> [TO BE DONE] Repeat the material exactly from its first line to the line that includes "type Part = [string, number];". Skip pictures.

> [SUPPLIED MATERIAL]

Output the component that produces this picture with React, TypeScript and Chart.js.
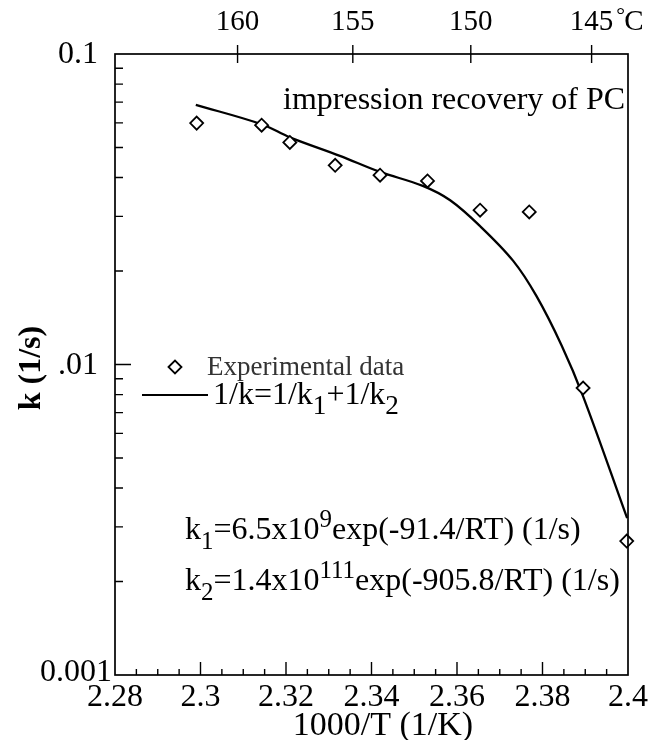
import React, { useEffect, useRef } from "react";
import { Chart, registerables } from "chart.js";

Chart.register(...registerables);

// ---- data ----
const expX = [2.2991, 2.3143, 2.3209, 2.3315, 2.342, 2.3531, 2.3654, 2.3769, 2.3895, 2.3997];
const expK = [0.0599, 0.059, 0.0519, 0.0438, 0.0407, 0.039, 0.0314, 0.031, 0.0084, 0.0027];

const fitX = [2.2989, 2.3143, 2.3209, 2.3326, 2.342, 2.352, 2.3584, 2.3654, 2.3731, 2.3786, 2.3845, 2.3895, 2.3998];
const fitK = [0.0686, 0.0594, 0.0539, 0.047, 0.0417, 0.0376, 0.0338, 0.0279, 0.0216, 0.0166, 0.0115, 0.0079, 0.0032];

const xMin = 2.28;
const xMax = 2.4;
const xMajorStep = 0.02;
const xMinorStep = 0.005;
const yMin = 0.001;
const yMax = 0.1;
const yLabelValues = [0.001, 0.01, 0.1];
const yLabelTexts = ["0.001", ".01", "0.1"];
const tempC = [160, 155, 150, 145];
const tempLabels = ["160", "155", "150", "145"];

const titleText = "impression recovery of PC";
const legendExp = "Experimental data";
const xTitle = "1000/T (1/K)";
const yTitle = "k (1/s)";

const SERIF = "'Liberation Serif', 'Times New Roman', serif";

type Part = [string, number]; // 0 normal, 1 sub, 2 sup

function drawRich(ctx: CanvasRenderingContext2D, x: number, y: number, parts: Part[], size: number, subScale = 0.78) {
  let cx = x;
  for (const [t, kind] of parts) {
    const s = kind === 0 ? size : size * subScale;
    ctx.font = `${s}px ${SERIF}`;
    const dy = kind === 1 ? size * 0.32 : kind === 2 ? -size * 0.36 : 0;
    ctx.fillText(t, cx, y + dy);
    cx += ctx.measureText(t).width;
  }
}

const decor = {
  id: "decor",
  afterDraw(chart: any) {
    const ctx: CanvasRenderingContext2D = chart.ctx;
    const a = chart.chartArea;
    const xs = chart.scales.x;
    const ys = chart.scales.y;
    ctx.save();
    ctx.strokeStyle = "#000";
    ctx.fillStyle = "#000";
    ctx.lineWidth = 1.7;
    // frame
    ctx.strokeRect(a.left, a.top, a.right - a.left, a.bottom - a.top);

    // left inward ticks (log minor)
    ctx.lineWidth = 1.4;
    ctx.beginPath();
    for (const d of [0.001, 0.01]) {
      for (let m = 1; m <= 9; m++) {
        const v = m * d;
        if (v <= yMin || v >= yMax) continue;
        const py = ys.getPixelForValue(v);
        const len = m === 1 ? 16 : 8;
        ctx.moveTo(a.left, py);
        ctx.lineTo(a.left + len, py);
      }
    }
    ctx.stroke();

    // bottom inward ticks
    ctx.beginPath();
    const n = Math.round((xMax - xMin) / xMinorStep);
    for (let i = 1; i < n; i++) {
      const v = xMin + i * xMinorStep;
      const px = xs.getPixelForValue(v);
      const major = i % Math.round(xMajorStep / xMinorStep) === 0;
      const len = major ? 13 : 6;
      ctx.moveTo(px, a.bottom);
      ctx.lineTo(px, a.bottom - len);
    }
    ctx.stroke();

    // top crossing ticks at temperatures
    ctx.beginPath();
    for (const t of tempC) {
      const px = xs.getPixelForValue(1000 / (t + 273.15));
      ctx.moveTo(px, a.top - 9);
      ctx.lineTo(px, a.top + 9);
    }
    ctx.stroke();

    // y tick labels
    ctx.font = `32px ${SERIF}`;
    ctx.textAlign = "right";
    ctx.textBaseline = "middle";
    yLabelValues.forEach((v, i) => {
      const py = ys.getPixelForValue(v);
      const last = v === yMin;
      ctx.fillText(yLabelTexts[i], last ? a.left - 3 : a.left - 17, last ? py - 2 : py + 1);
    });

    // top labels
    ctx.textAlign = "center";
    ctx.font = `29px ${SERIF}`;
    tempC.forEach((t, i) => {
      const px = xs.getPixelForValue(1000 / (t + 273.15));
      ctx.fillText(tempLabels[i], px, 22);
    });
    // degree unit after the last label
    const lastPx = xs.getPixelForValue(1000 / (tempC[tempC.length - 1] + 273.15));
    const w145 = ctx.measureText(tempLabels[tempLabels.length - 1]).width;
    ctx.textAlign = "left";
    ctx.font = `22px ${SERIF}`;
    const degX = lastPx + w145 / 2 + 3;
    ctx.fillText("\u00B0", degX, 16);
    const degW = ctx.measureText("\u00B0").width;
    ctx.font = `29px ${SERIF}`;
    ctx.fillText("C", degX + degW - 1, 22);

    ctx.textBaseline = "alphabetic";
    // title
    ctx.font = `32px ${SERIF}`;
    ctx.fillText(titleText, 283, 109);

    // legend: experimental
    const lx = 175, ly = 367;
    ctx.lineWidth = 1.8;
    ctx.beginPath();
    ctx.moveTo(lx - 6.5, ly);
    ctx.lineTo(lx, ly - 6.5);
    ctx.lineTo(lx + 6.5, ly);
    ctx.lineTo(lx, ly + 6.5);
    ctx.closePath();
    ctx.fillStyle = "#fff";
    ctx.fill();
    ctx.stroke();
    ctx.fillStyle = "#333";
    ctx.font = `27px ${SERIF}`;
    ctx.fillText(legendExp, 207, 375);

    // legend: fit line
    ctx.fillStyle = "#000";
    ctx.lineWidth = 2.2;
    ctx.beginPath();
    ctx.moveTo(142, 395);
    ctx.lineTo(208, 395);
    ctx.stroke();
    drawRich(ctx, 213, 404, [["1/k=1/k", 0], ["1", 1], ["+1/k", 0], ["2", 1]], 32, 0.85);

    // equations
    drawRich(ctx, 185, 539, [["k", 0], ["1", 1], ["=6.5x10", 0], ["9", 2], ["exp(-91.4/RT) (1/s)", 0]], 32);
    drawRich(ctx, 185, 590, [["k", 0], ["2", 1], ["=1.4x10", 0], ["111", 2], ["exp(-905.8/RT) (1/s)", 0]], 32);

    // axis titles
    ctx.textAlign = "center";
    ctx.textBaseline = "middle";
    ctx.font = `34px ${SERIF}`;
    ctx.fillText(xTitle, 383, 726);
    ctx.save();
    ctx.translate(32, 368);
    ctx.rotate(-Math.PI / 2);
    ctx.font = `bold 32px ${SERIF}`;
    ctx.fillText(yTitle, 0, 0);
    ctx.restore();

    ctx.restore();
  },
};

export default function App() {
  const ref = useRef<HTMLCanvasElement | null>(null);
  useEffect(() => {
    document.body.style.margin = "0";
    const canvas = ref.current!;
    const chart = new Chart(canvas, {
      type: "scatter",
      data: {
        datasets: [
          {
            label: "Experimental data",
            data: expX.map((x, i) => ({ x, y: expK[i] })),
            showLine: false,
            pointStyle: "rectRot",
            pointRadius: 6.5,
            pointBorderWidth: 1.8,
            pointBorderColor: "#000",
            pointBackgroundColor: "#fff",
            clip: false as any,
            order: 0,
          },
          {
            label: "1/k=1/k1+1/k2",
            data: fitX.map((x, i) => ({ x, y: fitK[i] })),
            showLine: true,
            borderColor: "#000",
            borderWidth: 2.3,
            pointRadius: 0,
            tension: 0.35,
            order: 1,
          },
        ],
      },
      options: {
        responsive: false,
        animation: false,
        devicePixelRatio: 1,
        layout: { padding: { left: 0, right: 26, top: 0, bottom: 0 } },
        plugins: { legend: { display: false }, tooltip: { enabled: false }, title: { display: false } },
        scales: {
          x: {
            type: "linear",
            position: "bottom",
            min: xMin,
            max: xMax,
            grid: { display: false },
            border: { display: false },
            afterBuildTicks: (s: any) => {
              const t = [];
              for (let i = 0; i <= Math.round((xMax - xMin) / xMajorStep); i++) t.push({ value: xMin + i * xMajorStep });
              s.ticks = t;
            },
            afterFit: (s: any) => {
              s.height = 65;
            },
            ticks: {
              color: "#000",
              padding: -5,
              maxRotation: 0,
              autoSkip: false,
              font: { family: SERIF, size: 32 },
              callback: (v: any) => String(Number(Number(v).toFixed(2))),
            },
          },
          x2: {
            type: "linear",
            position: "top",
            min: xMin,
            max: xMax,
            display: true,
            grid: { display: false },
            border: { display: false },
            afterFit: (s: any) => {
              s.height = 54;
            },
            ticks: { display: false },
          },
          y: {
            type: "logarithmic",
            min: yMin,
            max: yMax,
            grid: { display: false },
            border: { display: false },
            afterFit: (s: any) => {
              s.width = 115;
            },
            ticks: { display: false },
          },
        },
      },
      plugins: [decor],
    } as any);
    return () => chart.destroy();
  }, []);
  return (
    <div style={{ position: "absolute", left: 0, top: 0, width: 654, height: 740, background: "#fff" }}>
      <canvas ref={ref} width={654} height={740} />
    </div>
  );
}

> [THE RESULT]
Output the component that produces this picture with React, TypeScript and Chart.js.
import React, { useEffect, useRef } from "react";
import { Chart, registerables } from "chart.js";

Chart.register(...registerables);

// ---- data ----
const expX = [2.2991, 2.3143, 2.3209, 2.3315, 2.342, 2.3531, 2.3654, 2.3769, 2.3895, 2.3997];
const expK = [0.0599, 0.059, 0.0519, 0.0438, 0.0407, 0.039, 0.0314, 0.031, 0.0084, 0.0027];

const fitX = [2.2989, 2.3143, 2.3209, 2.3326, 2.342, 2.352, 2.3584, 2.3654, 2.3731, 2.3786, 2.3845, 2.3895, 2.3998];
const fitK = [0.0686, 0.0594, 0.0539, 0.047, 0.0417, 0.0376, 0.0338, 0.0279, 0.0216, 0.0166, 0.0115, 0.0079, 0.0032];

const xMin = 2.28;
const xMax = 2.4;
const xMajorStep = 0.02;
const xMinorStep = 0.005;
const yMin = 0.001;
const yMax = 0.1;
const yLabelValues = [0.001, 0.01, 0.1];
const yLabelTexts = ["0.001", ".01", "0.1"];
const tempC = [160, 155, 150, 145];
const tempLabels = ["160", "155", "150", "145"];

const titleText = "impression recovery of PC";
const legendExp = "Experimental data";
const xTitle = "1000/T (1/K)";
const yTitle = "k (1/s)";

const SERIF = "'Liberation Serif', 'Times New Roman', serif";

type Part = [string, number]; // 0 normal, 1 sub, 2 sup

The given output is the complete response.